Kinsey Review
by Harvey S. Karten (harveycritic AT cs DOT com)November 10th, 2004
KINSEY
Reviewed by Harvey S. Karten
Fox Searchlight Pictures
Grade: A-
Directed by: Bill Condon
Written by: Bill Condon
Cast: Liam Neeson, Laura Linney, Chris O'Donnell, Peter Sarsgaard, Timothy Hutton, John Lithgow, Tim Curry, Oliver Platt
Screened at: Fox, NYC, 10/26/04
At about the midpoint of writer-director Bill Condon's "Kinsey," a group of journalists gather around the beleaguered author who is the title figure of this fascinating biopic. One guy asks about the possibility that Kinsey's best-selling 1948 book, "Sexual Behavior in the Human Male," could be made into a movie.
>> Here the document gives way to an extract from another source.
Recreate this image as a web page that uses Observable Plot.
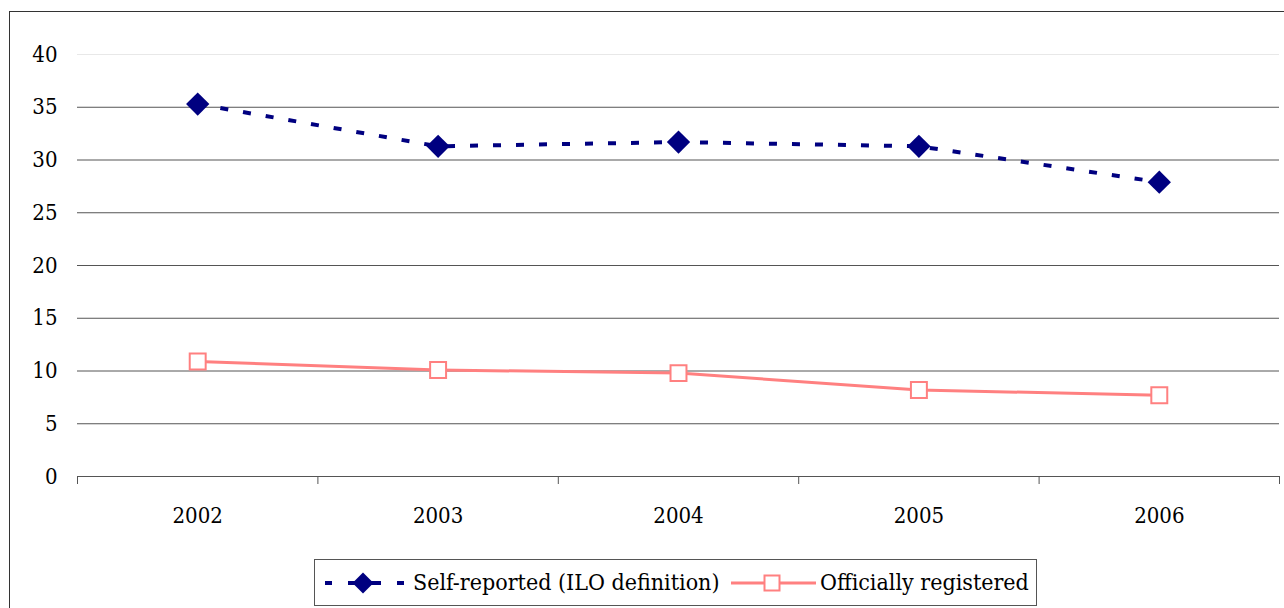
<!DOCTYPE html>
<html>
<head>
<meta charset="utf-8">
<script src="https://cdn.jsdelivr.net/npm/d3@7"></script>
<script src="https://cdn.jsdelivr.net/npm/@observablehq/plot@0.6"></script>
<style>
  html, body { margin: 0; padding: 0; background: #fff; overflow: hidden; }
  body { width: 1284px; height: 608px; position: relative; font-family: 'DejaVu Serif', serif; }
  #frame { position: absolute; left: 9px; top: 11px; width: 1300px; height: 700px; border: 1.5px solid #333; box-sizing: border-box; }
  #chart { position: absolute; left: 0; top: 0; }
  #legend { position: absolute; left: 314px; top: 559px; width: 723px; height: 47px; border: 1.5px solid #555; box-sizing: border-box; background: #fff; }
  .lt { position: absolute; top: 0; line-height: 44px; color: #000; white-space: nowrap; }
  .sw { position: absolute; top: 0; }
</style>
</head>
<body>
<div id="frame"></div>
<div id="chart"></div>
<div id="legend">
  <svg class="sw" style="left:0px" width="100" height="45">
    <line x1="10" x2="17" y1="23" y2="23" stroke="#000080" stroke-width="4"/>
    <line x1="33" x2="66" y1="23" y2="23" stroke="#000080" stroke-width="4"/>
    <line x1="82" x2="89" y1="23" y2="23" stroke="#000080" stroke-width="4"/>
    <path d="M48,12.5L58.5,23L48,33.5L37.5,23Z" fill="#000080"/>
  </svg>
  <div class="lt" style="left:98px; font-family: 'DejaVu Serif Condensed'; font-size: 23px">Self-reported (ILO definition)</div>
  <svg class="sw" style="left:410px" width="100" height="45">
    <line x1="6" x2="91" y1="23" y2="23" stroke="#FF8080" stroke-width="3"/>
    <rect x="39.5" y="15.5" width="15" height="15" fill="#fff" stroke="#FF8080" stroke-width="2"/>
  </svg>
  <div class="lt" style="left:505px; font-family: 'DejaVu Serif'; font-stretch: condensed; font-size: 23px">Officially registered</div>
</div>
<script>
const years = [2002, 2003, 2004, 2005, 2006];
const selfReported = [35.3, 31.3, 31.7, 31.3, 27.9];
const officiallyRegistered = [10.9, 10.1, 9.8, 8.2, 7.7];
const yTicks = [0, 5, 10, 15, 20, 25, 30, 35, 40];
const seriesNames = ["Self-reported (ILO definition)", "Officially registered"];

const selfData = years.map((y, i) => ({year: y, value: selfReported[i], series: seriesNames[0]}));
const offData = years.map((y, i) => ({year: y, value: officiallyRegistered[i], series: seriesNames[1]}));
const boundaries = years.map(y => y - 0.5).concat([years[years.length - 1] + 0.5]);
const gridDark = yTicks.filter(t => t > 0 && t < 40);
const gridLight = yTicks.filter(t => t === 40);

const font = "'DejaVu Serif Condensed', 'DejaVu Serif', serif";

const chart = Plot.plot({
  width: 1284,
  height: 545,
  marginLeft: 77,
  marginRight: 5,
  marginTop: 54,
  marginBottom: 69,
  style: {fontFamily: font, fontSize: "22px", background: "transparent", color: "#000"},
  x: {domain: [boundaries[0], boundaries[boundaries.length - 1]]},
  y: {domain: [0, 40]},
  marks: [
    Plot.ruleY(gridLight, {stroke: "#e8e8e8", strokeWidth: 1}),
    Plot.ruleY(gridDark, {stroke: "#555", strokeWidth: 1}),
    Plot.axisY({ticks: yTicks, tickSize: 0, tickPadding: 20, fontSize: 22, label: null, fill: "#000"}),
    Plot.axisX({ticks: years, tickSize: 0, tickPadding: 31, tickFormat: "d", fontSize: 22, label: null, fill: "#000"}),
    Plot.axisX({ticks: boundaries, tickSize: 8, tickFormat: () => "", label: null, stroke: "#555"}),
    Plot.ruleY([0], {stroke: "#555", strokeWidth: 1.2}),
    Plot.line(offData, {x: "year", y: "value", stroke: "#FF8080", strokeWidth: 3}),
    Plot.line(selfData, {x: "year", y: "value", stroke: "#000080", strokeWidth: 4, strokeDasharray: "8,15", strokeLinecap: "butt"}),
    Plot.dot(offData, {x: "year", y: "value", symbol: "square", r: 9, fill: "#fff", stroke: "#FF8080", strokeWidth: 2}),
    Plot.dot(selfData, {x: "year", y: "value", symbol: "diamond2", r: 10.5, fill: "#000080", stroke: "none"})
  ]
});
document.getElementById("chart").appendChild(chart);
</script>
</body>
</html>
Kinsey responds that there would be little interest in such a project. Therein lies one of the man's fairly considerable errors of judgment, because the film, which has just come out fifty-six years after the scientific study of sex, is a gem. Laura Linney, so absorbing a presence as a horny Columbia University admissions official in "p.s." is beautifully cast as even more of a freethinker than she was then, and Liam Neeson has never been better, not even as Oskar Schindler.
Condon's film is yet another example of how a dramatization, at least in certain stages of a person's life, is a better vehicle to understanding him than the typically dull talking-heads documentary would be. Sure, there is some fictionalization when you treat an actual person is this way, but isn't fiction the best way to explore reality by casting its eye on emotional truth? (To clarify where I'm coming from, I've often taken the controversial position that American History and, indeed, World History, can better be taught through the use of historical fiction–which would include films about, say, Alexander the Great–than via the usual history texts. This is the finest way to feel the zeitgeist with which the students are dealing in every historical period)
Utilizing the same technique employed by Taylor Hackford in his film "Ray," Condon frequently takes us back to Kinsey's youth to give us insight into what made him the rebel he became. Just as Ray Charles Robinson's mother's tough love made the seven-year-old boy the independent soul he was despite his blindness, so does Condon let us into the home life of Alfred Kinsey to illustrate how the young man could scarcely avoid rebelling against an engineering teacher (played by a stern John Lithgow) who would probably fit in just fine in a Taliban society.
Alfred Kinsey's interest in the gall wasp which leads him to collect a million of these insects and thereby become the world authority in this arcane field has a great effect on his studies of sex–but not because he was fascinated by the sex life of the bug. He determined that like snowflakes, no two wasps were exactly alike, then making the fair-enough leap that no two human beings are exactly alike. Therefore no two individuals would enjoy–or not–the same type of sexual practices. With that view in mind, he proceeds to interview a total of 100,000 men, using a wholly non-judgmental tone of voice in talking to them, to examine such notions as 1) when did you start masturbating? 2) when did you have your first sexual experience? 3) your first orgasm? Apparently he and his well- trained apprentices (played by Chris O'Donnell, the always exciting Peter Sarsgaard, and Timothy Hutton) gather sufficient data to release the blockbusting best-seller. Almost needless to say, Kinsey becomes Indiana University's most popular teacher, with lecture halls crammed to the ceiling with sometimes embarrassed but always intensely involved students.
Predictably enough, Kinsey has to struggle against those who think that examining sexual behavior would rot the country's moral fiber, including the school's hygiene teacher, who preaches abstinence–and here we can't fail to see that Bill Condon is casting his net wide, indicting President Bush for his rigid stand in favor of pre-marital abstinence.
Even more interesting than the model Kinsey develops for his study is Condon's look into the author's own sex life. Both he and the students who becomes his wife, Clara McMillen (Laura Linney) were virgins at the time of the marriage, had difficulty during their honeymoon–which Kinsey tells us is not at all uncommon--and solve their physical problems so well that Clara becomes hot to have sex with her husband's associate, the bisexual Clyde Martin (Peter Sarsgard). If Kinsey does not appear distressed by virtually witnessing this act, it must be that he considers sex harmless fun and does not connect intercourse with love since, as he puts it, science can measure sex but cannot do likewise with the concept of love.
The entire picture, though dramatized rather than sticking to the conventions of documentary, appears well-researched, featuring a neat design by Richard Sherman, bold photography by Frederick Elmes, and a non-intrusive, soothing music background by Carter Burwell.